*Supplied material*.
━━━━━━━━━━━━━━━━━━━━━━━━━━━━━━

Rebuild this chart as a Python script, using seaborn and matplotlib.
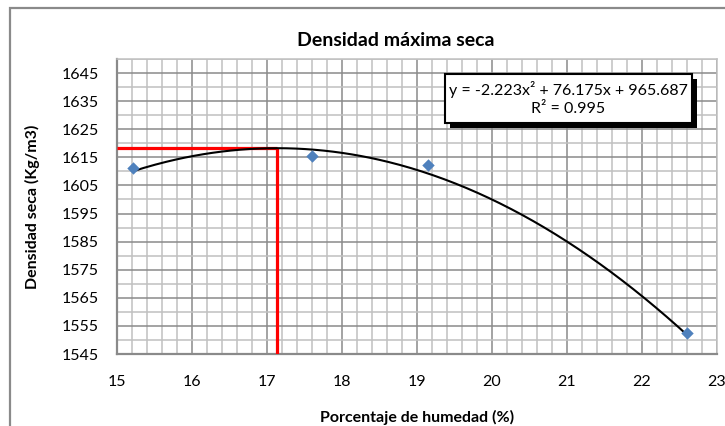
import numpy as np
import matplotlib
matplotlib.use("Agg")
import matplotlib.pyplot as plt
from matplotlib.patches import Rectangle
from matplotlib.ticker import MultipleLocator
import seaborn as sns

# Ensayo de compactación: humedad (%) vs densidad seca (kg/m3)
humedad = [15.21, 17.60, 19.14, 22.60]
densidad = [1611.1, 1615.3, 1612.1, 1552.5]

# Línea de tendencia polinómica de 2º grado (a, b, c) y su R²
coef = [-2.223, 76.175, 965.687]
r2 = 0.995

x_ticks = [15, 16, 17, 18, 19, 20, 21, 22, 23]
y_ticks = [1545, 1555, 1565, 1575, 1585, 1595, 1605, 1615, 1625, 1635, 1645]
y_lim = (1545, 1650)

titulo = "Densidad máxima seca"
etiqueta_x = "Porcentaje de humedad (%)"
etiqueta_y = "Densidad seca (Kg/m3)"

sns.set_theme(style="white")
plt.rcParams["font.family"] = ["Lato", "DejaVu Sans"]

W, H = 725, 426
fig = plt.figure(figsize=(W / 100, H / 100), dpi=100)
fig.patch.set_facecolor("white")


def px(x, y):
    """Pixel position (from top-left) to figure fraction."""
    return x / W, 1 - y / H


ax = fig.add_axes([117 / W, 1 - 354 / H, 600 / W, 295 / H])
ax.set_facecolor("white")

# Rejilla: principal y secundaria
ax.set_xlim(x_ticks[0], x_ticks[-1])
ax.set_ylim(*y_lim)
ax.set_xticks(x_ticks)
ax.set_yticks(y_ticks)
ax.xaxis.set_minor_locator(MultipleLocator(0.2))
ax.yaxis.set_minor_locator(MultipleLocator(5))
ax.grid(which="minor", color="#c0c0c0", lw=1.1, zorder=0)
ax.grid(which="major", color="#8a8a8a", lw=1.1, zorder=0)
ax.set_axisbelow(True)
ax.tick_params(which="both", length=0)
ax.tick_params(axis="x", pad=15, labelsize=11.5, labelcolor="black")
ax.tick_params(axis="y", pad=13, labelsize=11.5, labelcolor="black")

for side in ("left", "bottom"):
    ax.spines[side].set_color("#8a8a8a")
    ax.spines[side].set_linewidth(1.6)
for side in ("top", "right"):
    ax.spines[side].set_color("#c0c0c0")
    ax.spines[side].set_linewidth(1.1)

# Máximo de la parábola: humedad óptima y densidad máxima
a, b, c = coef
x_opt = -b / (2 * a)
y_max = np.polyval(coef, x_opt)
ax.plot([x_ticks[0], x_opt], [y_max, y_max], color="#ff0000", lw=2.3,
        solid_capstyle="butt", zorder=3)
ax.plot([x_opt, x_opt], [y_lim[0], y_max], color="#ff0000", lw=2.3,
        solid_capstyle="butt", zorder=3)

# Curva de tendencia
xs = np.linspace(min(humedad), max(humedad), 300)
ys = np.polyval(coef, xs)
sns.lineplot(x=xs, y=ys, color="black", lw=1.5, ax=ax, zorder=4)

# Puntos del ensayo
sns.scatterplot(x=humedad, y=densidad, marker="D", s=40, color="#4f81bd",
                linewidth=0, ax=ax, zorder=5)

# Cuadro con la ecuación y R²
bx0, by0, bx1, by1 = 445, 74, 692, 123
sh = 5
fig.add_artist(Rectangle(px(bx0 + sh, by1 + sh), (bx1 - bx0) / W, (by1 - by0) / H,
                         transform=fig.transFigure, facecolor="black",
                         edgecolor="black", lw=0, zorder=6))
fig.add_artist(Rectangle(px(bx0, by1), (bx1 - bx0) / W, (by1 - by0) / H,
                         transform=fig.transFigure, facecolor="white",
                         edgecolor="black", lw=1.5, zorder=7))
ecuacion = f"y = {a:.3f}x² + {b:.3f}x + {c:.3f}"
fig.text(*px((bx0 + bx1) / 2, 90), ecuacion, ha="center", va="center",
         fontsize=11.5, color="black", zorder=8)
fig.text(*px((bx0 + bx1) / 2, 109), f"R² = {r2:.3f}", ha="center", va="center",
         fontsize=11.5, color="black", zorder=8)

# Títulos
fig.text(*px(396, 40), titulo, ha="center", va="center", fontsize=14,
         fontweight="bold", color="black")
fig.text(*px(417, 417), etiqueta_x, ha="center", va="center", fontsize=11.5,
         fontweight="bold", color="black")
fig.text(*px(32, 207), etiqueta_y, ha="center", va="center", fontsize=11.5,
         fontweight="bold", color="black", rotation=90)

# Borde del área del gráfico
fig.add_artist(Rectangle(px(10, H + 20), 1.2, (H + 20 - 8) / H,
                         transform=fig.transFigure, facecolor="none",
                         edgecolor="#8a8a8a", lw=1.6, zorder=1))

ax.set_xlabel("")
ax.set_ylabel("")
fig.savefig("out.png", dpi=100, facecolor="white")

━━━━━━━━━━━━━━━━━━━━━━━━━━━━━━

*Short task*. Starting with the first line of the data above and ending with the line containing "y_lim = (1545, 1650)", please restate every line exactly, leaving images out.

*Solution for this problem*.
Rebuild this chart as a Python script, using seaborn and matplotlib.
import numpy as np
import matplotlib
matplotlib.use("Agg")
import matplotlib.pyplot as plt
from matplotlib.patches import Rectangle
from matplotlib.ticker import MultipleLocator
import seaborn as sns

# Ensayo de compactación: humedad (%) vs densidad seca (kg/m3)
humedad = [15.21, 17.60, 19.14, 22.60]
densidad = [1611.1, 1615.3, 1612.1, 1552.5]

# Línea de tendencia polinómica de 2º grado (a, b, c) y su R²
coef = [-2.223, 76.175, 965.687]
r2 = 0.995

x_ticks = [15, 16, 17, 18, 19, 20, 21, 22, 23]
y_ticks = [1545, 1555, 1565, 1575, 1585, 1595, 1605, 1615, 1625, 1635, 1645]
y_lim = (1545, 1650)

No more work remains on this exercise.